#### Supplied data:
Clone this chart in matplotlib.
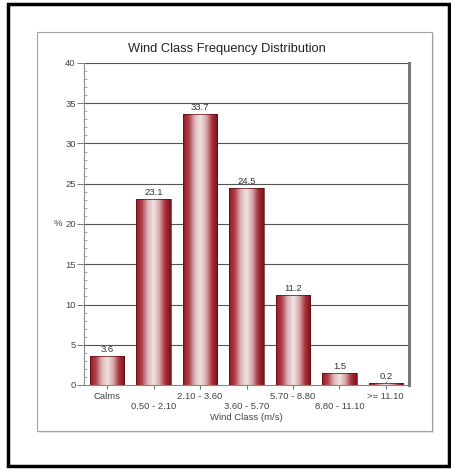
import numpy as np
import matplotlib
matplotlib.use("Agg")
import matplotlib.pyplot as plt
from matplotlib.patches import Rectangle
from matplotlib.colors import LinearSegmentedColormap

categories = ["Calms", "0.50 - 2.10", "2.10 - 3.60", "3.60 - 5.70", "5.70 - 8.80", "8.80 - 11.10", ">= 11.10"]
values = [3.6, 23.1, 33.7, 24.5, 11.2, 1.5, 0.2]
value_labels = ["3.6", "23.1", "33.7", "24.5", "11.2", "1.5", "0.2"]
yticks = [0, 5, 10, 15, 20, 25, 30, 35, 40]

plt.rcParams['font.family'] = ['Liberation Sans', 'DejaVu Sans']

W, H = 451, 474
fig = plt.figure(figsize=(W/100, H/100), dpi=100)
fig.patch.set_facecolor('white')

def fx(px): return px / W
def fy(py): return 1 - py / H

# outer black border
fig.patches.append(Rectangle((fx(8), fy(466)), fx(441), 462/H, transform=fig.transFigure,
                             fill=False, edgecolor='black', lw=2.5, zorder=-5))
# inner panel shadow + border
fig.patches.append(Rectangle((fx(39), fy(433)), fx(395), 399/H, transform=fig.transFigure,
                             fill=True, facecolor='#e4e4e4', edgecolor='none', zorder=-6))
fig.patches.append(Rectangle((fx(37), fy(431)), fx(395), 399/H, transform=fig.transFigure,
                             fill=True, facecolor='white', edgecolor='#a0a0a0', lw=0.8, zorder=-5))

ax = fig.add_axes([fx(84), fy(385), fx(409 - 84), (385 - 63)/H])
ax.set_zorder(1)
ax.set_facecolor('white')
x = np.arange(len(categories))

cmap = LinearSegmentedColormap.from_list('cyl', ['#951822', '#b0404a', '#dcb4b8', '#efe2e3', '#d9a9ad', '#a8323b', '#7e0e16'])
grad = np.linspace(0, 1, 256).reshape(1, -1)
bw = 0.74
for i, v in enumerate(values):
    rect = Rectangle((x[i] - bw/2, 0), bw, v, facecolor='none', edgecolor='#5a0a0e', lw=0.5, zorder=3)
    ax.add_patch(rect)
    im = ax.imshow(grad, cmap=cmap, extent=(x[i] - bw/2, x[i] + bw/2, 0, v), aspect='auto', zorder=2)
    im.set_clip_path(rect)
    ax.text(x[i], v + 0.25, value_labels[i], ha='center', va='bottom', fontsize=6.8, color='#333333', zorder=4)
ax.set_aspect('auto')
ax.set_xlim(-0.5, len(categories) - 0.5)
ax.set_ylim(0, 40)

for yv in yticks[1:]:
    ax.axhline(yv, color='#555555', lw=0.8, zorder=1)

ax.set_yticks(yticks)
ax.set_yticklabels([str(t) for t in yticks], fontsize=6.8, color='#444444')
ax.set_yticks(np.arange(0, 41, 1), minor=True)
ax.tick_params(axis='y', which='major', length=5, width=0.6, color='#666666', direction='out', pad=1)
ax.tick_params(axis='y', which='minor', length=2.5, width=0.5, color='#888888', direction='in')

ax.set_xticks(x)
ax.set_xticklabels([])
ax.tick_params(axis='x', which='major', length=6, width=0.6, color='#555555', direction='inout')
for i, c in enumerate(categories):
    off = -0.022 if i % 2 == 0 else -0.054
    ax.text(x[i], off, c, transform=ax.get_xaxis_transform(), ha='center', va='top',
            fontsize=6.8, color='#444444')

ax.text(0.5, -0.087, "Wind Class (m/s)", transform=ax.transAxes, ha='center', va='top',
        fontsize=6.8, color='#444444')
ax.text(-0.068, 0.5, "%", transform=ax.transAxes, ha='right', va='center', fontsize=6.8, color='#444444')

ax.spines['top'].set_visible(False)
ax.spines['left'].set_color('#888888')
ax.spines['left'].set_linewidth(0.8)
ax.spines['bottom'].set_color('#888888')
ax.spines['bottom'].set_linewidth(0.8)
ax.spines['right'].set_color('#777777')
ax.spines['right'].set_linewidth(2.2)

fig.text(fx(227), fy(49), "Wind Class Frequency Distribution", ha='center', va='center',
         fontsize=9.3, color='#222222')

fig.savefig('out.png', dpi=100, facecolor='white')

#### Work to complete:
Select, from the listing, all lines that include the word "matplotlib".

#### Output for this exercise:
Clone this chart in matplotlib.
import matplotlib
matplotlib.use("Agg")
import matplotlib.pyplot as plt
from matplotlib.patches import Rectangle
from matplotlib.colors import LinearSegmentedColormap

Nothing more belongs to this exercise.